(A run of records)
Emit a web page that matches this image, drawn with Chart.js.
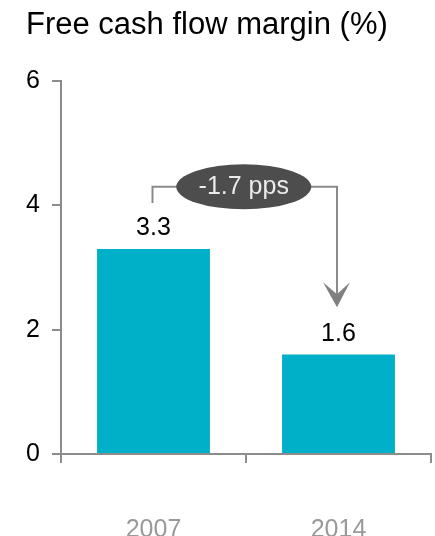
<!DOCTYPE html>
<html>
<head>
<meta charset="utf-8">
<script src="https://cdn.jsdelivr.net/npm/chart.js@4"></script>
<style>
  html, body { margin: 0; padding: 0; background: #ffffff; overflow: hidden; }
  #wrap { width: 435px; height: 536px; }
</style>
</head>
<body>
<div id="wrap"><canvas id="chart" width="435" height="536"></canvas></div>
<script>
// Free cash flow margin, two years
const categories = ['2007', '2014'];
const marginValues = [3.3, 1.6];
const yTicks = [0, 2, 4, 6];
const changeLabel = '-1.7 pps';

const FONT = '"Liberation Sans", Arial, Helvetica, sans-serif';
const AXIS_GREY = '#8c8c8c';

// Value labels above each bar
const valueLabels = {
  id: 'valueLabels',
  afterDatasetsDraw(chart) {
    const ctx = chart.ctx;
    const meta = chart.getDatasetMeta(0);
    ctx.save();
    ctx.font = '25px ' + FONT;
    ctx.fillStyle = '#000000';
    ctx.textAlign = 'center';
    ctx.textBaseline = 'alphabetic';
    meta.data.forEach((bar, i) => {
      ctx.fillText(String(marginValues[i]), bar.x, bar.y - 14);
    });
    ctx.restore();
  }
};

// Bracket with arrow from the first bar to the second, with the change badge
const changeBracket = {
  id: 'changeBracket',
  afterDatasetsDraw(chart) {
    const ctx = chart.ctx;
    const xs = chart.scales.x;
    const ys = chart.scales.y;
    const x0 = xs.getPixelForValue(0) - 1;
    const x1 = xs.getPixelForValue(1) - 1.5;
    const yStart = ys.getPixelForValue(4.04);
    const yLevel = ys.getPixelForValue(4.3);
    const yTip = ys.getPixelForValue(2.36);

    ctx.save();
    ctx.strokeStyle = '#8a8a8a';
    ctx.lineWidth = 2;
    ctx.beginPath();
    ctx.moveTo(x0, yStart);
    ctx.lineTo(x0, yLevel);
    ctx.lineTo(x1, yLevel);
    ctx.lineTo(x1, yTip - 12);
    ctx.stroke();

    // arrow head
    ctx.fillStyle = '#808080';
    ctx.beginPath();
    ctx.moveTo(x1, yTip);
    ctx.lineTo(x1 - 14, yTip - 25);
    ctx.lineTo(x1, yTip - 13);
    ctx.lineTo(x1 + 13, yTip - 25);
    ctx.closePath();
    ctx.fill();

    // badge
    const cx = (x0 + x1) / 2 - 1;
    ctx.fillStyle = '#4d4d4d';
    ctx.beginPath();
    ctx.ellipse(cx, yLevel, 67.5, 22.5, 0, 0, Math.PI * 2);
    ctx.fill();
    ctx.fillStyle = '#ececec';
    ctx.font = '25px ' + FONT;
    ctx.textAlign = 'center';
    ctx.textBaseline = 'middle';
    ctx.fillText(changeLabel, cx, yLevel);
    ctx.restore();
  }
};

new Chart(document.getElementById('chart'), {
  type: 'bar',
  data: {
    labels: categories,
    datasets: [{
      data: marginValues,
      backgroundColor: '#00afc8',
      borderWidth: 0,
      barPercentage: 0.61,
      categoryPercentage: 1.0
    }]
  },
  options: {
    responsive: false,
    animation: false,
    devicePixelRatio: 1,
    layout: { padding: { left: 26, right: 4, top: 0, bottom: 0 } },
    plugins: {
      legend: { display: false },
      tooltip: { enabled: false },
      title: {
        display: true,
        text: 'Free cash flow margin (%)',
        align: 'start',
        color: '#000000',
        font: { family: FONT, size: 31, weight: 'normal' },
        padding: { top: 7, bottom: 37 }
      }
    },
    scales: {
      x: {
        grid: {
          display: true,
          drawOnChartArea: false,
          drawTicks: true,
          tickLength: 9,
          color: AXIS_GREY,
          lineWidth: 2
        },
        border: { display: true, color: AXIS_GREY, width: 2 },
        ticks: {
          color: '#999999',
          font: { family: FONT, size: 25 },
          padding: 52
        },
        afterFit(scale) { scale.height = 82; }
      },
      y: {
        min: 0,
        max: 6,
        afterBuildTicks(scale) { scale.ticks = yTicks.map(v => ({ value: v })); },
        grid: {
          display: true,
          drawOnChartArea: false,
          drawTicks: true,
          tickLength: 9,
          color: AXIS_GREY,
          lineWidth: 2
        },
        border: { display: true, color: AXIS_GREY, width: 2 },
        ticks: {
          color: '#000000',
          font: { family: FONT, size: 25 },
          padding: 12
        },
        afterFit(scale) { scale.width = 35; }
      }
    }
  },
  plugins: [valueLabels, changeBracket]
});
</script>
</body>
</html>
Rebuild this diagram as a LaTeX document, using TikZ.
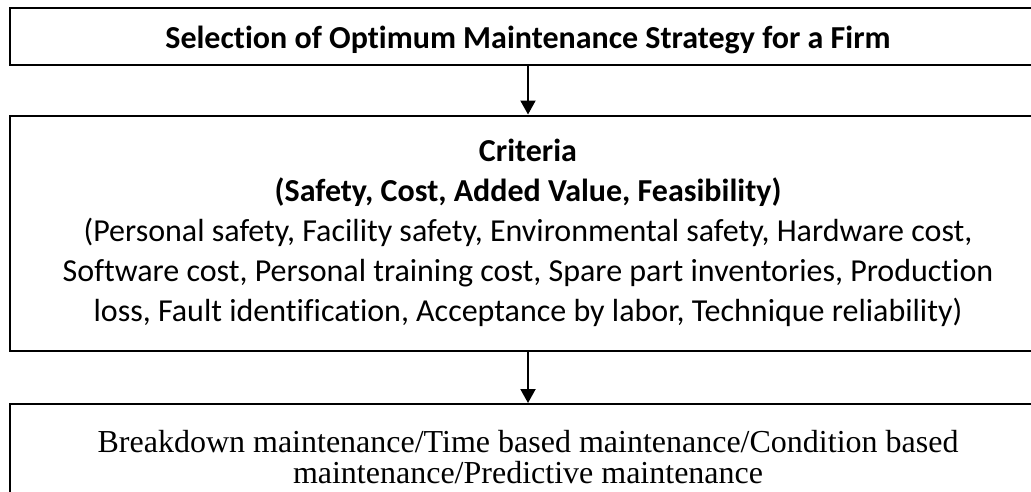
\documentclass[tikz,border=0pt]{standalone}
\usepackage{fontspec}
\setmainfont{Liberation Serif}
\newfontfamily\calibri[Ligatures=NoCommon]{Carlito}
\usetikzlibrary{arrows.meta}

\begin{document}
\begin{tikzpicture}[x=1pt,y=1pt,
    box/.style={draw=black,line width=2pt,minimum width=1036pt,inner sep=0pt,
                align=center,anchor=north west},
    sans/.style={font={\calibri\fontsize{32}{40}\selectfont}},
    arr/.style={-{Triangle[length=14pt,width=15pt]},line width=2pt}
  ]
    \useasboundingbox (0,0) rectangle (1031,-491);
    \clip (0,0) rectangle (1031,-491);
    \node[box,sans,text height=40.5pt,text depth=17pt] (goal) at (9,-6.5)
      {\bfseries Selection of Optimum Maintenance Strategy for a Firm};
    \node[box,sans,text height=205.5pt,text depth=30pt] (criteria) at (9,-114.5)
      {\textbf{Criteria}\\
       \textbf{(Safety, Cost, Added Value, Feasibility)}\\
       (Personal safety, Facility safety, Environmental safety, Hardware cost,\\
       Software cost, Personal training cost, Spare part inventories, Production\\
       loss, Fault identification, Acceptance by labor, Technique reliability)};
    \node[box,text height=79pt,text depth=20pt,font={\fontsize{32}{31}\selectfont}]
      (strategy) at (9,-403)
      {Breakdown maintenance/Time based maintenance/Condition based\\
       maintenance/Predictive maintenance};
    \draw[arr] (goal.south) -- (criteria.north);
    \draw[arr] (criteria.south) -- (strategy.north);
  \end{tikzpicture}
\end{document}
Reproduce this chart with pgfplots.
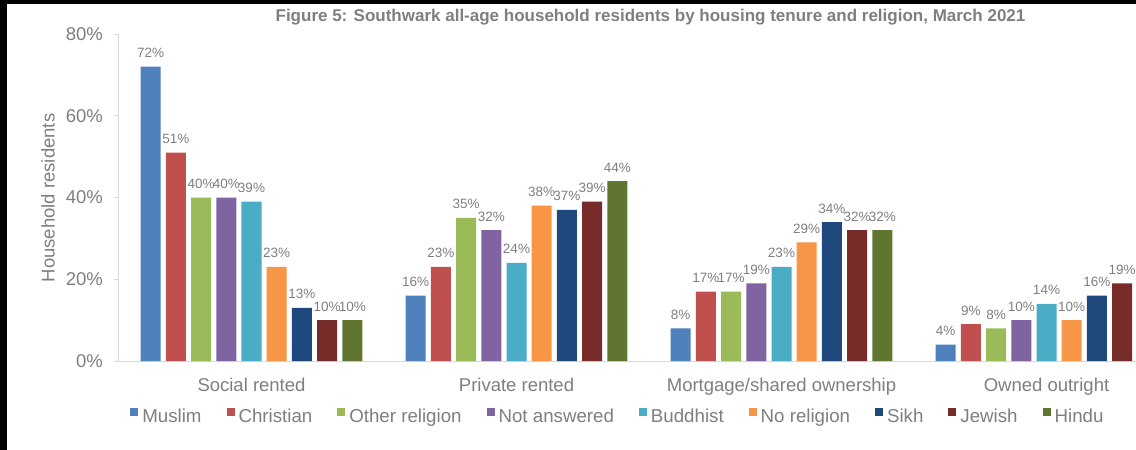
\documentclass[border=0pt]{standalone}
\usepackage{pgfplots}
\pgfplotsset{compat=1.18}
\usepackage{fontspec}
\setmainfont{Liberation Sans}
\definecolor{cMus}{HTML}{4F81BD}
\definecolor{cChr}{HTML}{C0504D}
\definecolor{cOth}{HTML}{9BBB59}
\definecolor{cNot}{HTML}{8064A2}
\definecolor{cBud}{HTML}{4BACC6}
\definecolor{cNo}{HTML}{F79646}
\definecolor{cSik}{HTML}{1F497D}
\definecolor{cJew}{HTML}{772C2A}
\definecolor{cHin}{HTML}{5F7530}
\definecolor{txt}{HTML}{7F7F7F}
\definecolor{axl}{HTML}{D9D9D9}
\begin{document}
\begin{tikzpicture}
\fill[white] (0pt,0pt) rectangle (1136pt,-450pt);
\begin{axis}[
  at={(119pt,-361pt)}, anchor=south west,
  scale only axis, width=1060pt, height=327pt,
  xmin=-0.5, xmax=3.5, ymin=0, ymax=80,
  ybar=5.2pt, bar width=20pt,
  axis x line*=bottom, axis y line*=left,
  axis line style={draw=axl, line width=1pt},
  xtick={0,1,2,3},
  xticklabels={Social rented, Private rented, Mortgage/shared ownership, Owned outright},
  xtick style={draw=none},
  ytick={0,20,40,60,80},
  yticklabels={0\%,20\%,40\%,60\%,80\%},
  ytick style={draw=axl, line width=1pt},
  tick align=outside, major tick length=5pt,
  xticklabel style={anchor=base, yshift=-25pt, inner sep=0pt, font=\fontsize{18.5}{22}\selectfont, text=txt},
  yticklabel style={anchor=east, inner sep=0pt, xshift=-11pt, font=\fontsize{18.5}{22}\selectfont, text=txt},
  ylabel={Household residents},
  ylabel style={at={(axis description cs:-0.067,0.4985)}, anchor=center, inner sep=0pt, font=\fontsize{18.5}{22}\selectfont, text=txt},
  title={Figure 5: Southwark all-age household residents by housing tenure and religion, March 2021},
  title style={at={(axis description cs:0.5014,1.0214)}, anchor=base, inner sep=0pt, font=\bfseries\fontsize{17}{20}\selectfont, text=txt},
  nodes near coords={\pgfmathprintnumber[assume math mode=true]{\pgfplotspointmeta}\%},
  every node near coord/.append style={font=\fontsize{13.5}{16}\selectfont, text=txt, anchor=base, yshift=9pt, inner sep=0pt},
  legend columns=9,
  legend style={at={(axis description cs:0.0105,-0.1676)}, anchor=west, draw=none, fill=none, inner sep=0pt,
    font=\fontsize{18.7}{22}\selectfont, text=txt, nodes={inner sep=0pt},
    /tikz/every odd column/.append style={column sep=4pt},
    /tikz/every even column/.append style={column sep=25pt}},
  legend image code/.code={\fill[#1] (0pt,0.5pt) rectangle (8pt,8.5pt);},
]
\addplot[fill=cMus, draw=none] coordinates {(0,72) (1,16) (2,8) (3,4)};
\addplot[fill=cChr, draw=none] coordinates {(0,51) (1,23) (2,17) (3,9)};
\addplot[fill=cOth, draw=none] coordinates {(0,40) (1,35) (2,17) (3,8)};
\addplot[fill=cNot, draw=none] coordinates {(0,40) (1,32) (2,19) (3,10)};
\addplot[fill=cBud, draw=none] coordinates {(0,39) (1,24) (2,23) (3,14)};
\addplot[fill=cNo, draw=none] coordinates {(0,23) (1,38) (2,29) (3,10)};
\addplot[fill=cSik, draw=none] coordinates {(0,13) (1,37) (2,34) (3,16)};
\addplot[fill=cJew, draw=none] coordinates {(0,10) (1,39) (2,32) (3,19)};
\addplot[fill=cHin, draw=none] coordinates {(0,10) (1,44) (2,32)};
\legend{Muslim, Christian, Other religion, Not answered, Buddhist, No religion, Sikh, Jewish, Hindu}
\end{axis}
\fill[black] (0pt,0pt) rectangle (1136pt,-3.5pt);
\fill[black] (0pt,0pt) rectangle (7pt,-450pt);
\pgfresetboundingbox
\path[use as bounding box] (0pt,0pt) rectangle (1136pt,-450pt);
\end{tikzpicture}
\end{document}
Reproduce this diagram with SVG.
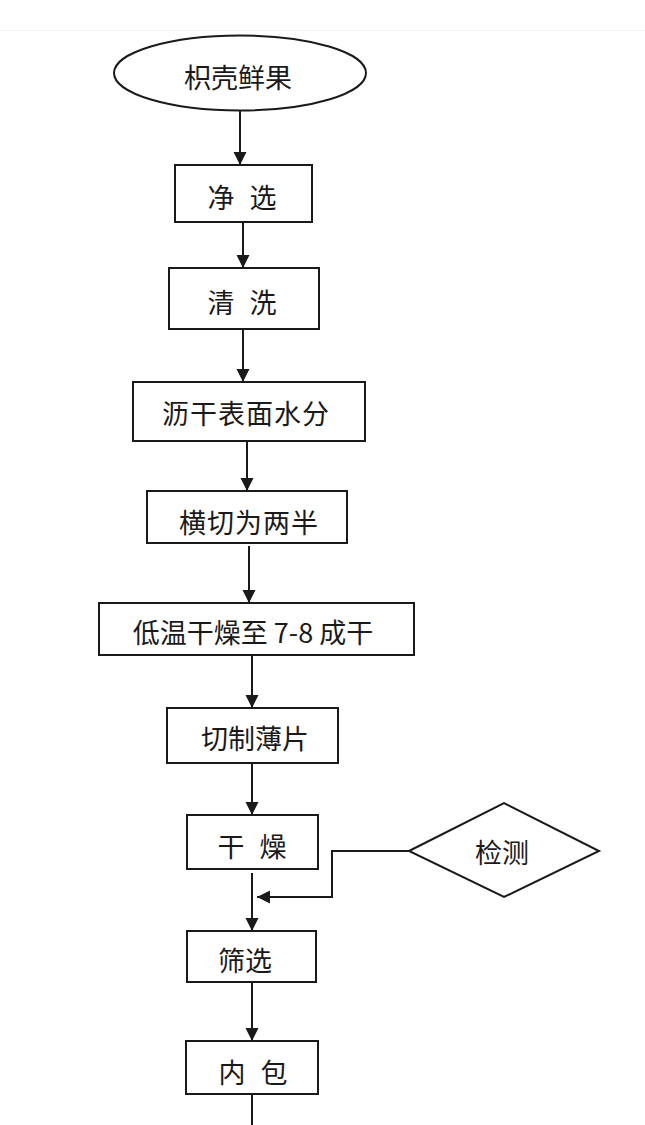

§ GIVEN PROBLEM:
Using the listing above, show each line holding the string "diagram".

§ FINAL RESULT:
Rebuild this diagram as a LaTeX document, using TikZ.
Reproduce this diagram with SVG.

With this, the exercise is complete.